Reviewed by

Christopher Armstead

By this point and time anybody who has seen director Ben Affleck’s movie ‘The Town’ is familiar with the scene. In fact the scene is so well done that it could probably stand on its own as just ‘The Scene’. Doug (Affleck) is enjoying lunch with Claire (Rebecca Hall) when Doug’s boy Jem (Jeremy Renner) makes an unannounced visit. Jem is insane. He’s that guy you don’t take anywhere because you never know what he’s going to do. The scene is already tense because Doug is supposed to be keeping an eye on Claire, a potential witness to a bank heist that Doug, Jem and their other two colleagues pulled off, but he’s not supposed to be dating her. This already puts Jem on edge. More pressing is that during the robbery Claire noticed that one of the masked robbers had a Fighting Irish logo tattoo on the back of his neck. That would be Jem’s neck. This is critical info she withheld from the FBI out of fear, but confided to Doug. It’s a warm day, Jem is wearing a t-shirt and the logo is on broad display. The challenge for Doug is how does he keep his new girlfriend from seeing the tattoo because if she sees the tattoo then she will know, and once she knows then Jem will know that she knows. And only the Lord knows what would happen after that. I’ll have you know that I have no idea what any of the characters were saying during that scene because it was so tense and so well done and so deftly handled by Ben Affleck the film director that the only thing that was going through my mind was hoping that Claire wouldn’t see that tattoo. You will be hard pressed to find a better singular scene in a feature film than that one. ‘The Town’ as a movie overall was good one but it never reached the dizzying heights of potential set forth by that one scene. How could it?

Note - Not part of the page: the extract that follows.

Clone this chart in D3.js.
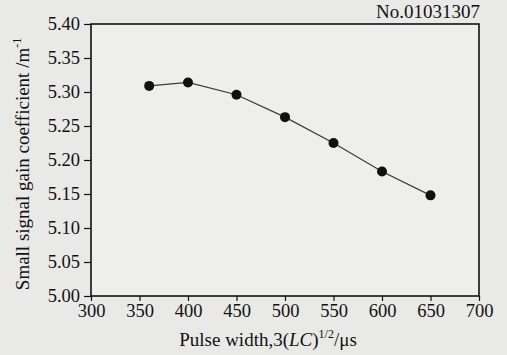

To be honest with you that’s all I really wanted to say about this movie because the last thing the planet earth needs is another review of ‘The Town’ but I have a word quota to meet so we will continue on. This movie opens by informing us that the Charleston neighborhood of Boston is to bank robbing what Detroit is to making automobiles and our heroes Doug, Jem, Desmond (Owen Burke) and Albert (Slaine) are just following in the family business. The crew has this whole bank robbing thing down to a precise science, and while Jem tends to unnecessarily escalate things, he’s still a valuable to guy to have your team.

Investigating this rash of heists is soulless no nonsense FBI agent Adam Fawley (Jon Hamm) and his right hand man and Charleston native agent Dino Ciampa (Titus Welliver). Truly, agent Fawley could give less than an f about anything or anyone outside of solving this case. The agents think they know, actually they know that they know who is doing these jobs, but they just don’t have the proof.

Meanwhile Doug’s feelings for this woman he’s allegedly monitoring has escalated causing the man to question his choice of profession but their handler (the late Pete Postlethwait) has one last job, and it’s a sweet one. Doug tries to back out, I mean the heat is on and he’s in love, but the game doesn’t work that way. And I think we’ve seen enough of these things to realize that the ‘last job’ usually does work its way into becoming the ‘last job’.

‘The Town’ is one fine crime thriller. You have a great performance from Jeremy Renner, Blake Lively was completely unrecognizable playing Jem’s slutty sister Krista, Pete Poslethwait is probably the most menacing florist you will ever want to buy flowers from and Chris Cooper makes an inspired cameo as Doug’s father who is spending the rest of his life in the ‘Suburbs’ as he informed his future girlfriend when quizzed by her about his family life. When there was the call for action this action was brisk, violent and unrelenting. A fine film.

However if there’s a fatal flaw in this movie it would definitely be the handling of the character of Doug. Without getting into the fact that we’re already on record stating we’d much rather see Ben Affleck direct than watch Ben Affleck act, but the way his character was treated felt off kilter. Is the guy a bank robber who busts into establishments brandishing automatic weapons or is he the misunderstood sensitive guy with the heart of gold looking for love? Not all movies need a hero or a good guy. Particularly movies about dudes who rob banks with mad amounts of automatic weapons and fire with intent to kill the police officers who would dare to pursue them. The concept of Doug falling for this woman was fine, I mean these things do happen and it produced some great drama in this movie, it’s just that at times the execution of it didn’t feel right, especially at the end when the rubber hits the road. Oh, and not only do movies about dudes who rob banks and shoot at cops don’t need a strong chinned hero, they also don’t necessarily need a happy ending. I’m just saying.

Despite my issues I had with ‘The Town’ I did enjoy Ben Affleck’s second film, probably even more than I enjoyed his first film ‘Gone Baby Gone’. The man is a filmmaker, believe that.